In Manlleu, that sound is part of the landscape. It echoes the nineteenth century, when the textile industry set the pace of daily life and the streets filled early with workers heading down to the factories, lunch wrapped in a cloth. The town grew to the rhythm of machines powered by water, and even now the River Ter shapes how the place feels and functions.
The river that built the town
Here, the river is not simply scenery. It explains why Manlleu stands where it does. A walk along the Ter makes this clear. Former brick factories line certain stretches, many now serving different purposes, and old canals still cut through parts of the urban fabric like long-healed scars.
There is a museum dedicated to the river, housed in a former factory. Inside, hydraulic machinery that once ran on the force of water has been preserved. During occasional demonstrations, the metal shudders into motion. The noise resembles a distant train. The floor trembles slightly underfoot and the air fills with the dense scent of oil and heated iron, the sort that clings to work clothes.
Guided walks also follow the old industrial canal. The path runs alongside the water, and the changes in level reveal how every drop in height was used to power mills and machinery. The engineering is practical and direct, shaped by necessity rather than ornament.
Along the way, a historical detail often mentioned in the town resurfaces. Manlleu was one of the few Catalan towns to support Philip V during the War of the Spanish Succession in the early eighteenth century. For that loyalty it received the title “Fidelísima”. The episode still forms part of local memory.
Up the bell tower of Santa María
The tower of the church of Santa María dominates the skyline of the historic centre. Reaching the top involves climbing more than a hundred steps via a narrow stone staircase worn smooth by generations of residents.
Partway up, small windows open at intervals, shifting the perspective every few metres. First comes the river and the trees along its banks. Higher up appear the tightly packed rooftops of the centre. Further still, old industrial chimneys rise into view, reminders of the textile era that once defined the town.
At the summit, the wind tends to arrive without warning. From this height, the geography of Osona becomes easier to grasp. The valley spreads wide around Manlleu, fields extend beyond the last houses, and on clear days the mountain ranges that mark the beginning of the Pre-Pyrenees can be seen in the distance. In winter the air can be sharp and cold, even if it feels mild below, so an extra layer is advisable.
The climb is not long, yet the descent can leave legs slightly unsteady. Stone steps and tight turns demand attention, and the shift from open views back into the enclosed stairwell is abrupt.
Midday smells and traditional dishes
Around midday, as shop shutters begin to lower, certain streets in the centre fill with the smell of baked dough and roasted vegetables. Coca de recapte often appears on counters. It is a flatbread topped with escalivada, a mix of roasted vegetables typical of Catalonia, and sometimes butifarra, a local sausage. The combination is simple and closely linked to working days and outings into the countryside.

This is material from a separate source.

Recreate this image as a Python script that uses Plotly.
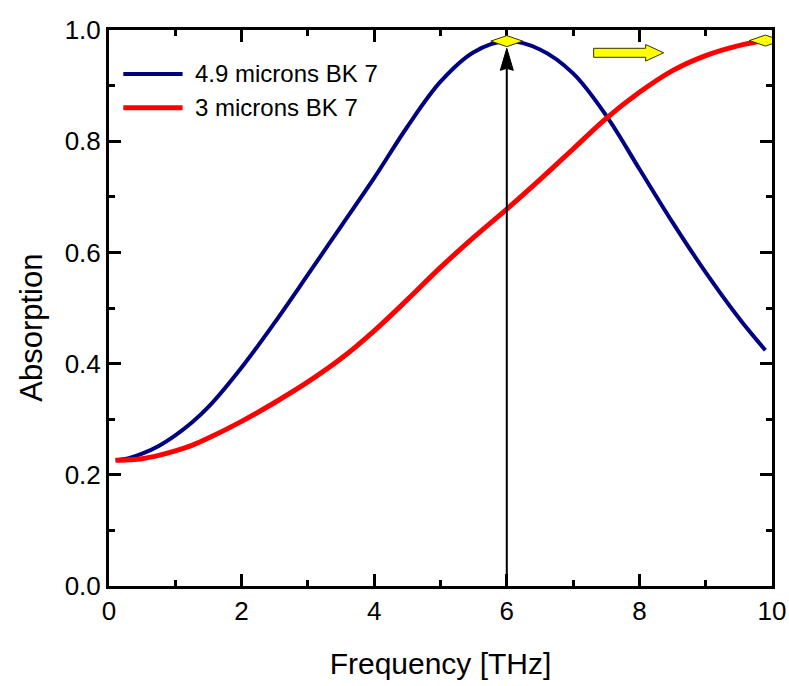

In winter, spoon dishes and meat stews featuring mushrooms from the surrounding area are common. Another staple is col con patata salteada con tocino, cabbage and potato fried with bacon, which many households refer to as trinxat. It remains the kind of meal associated with rainy Sundays.
When November arrives, bakery displays tend to fill with small, dense panellets. Almond is the dominant flavour. These sweets are traditionally prepared around All Saints’ Day, a date widely marked across Spain.
The food reflects the climate and the agricultural setting of Osona. It is hearty without excess, rooted in what the land and nearby woods provide at different times of year.
When Manlleu changes pace
At the end of summer, the fiesta mayor transforms the centre. Music carries through the streets, tables are set up outdoors and the smell of grilled food hangs in the air. For a few days, the usual rhythm of the town is harder to recognise. There are more people about, more noise and nights stretch later than usual.
Other dates in the local calendar feel more restrained. In spring, balconies often display flowers and small processions pass through the older streets. As winter approaches, a long-standing livestock fair brings together farmers and breeders from across the comarca, the wider county area. That morning, the scent of the town shifts noticeably: hay, animals and early coffee.
To see Manlleu at its calmest, a weekday morning offers a clearer sense of everyday life. The river continues its course without many visitors nearby. Residents head to work. Neighbours carry shopping bags home. Students cross the bridge with backpacks slung over their shoulders.
At that point the place is easier to understand. Manlleu began as a river town shaped by factories and waterpower. Everything else followed.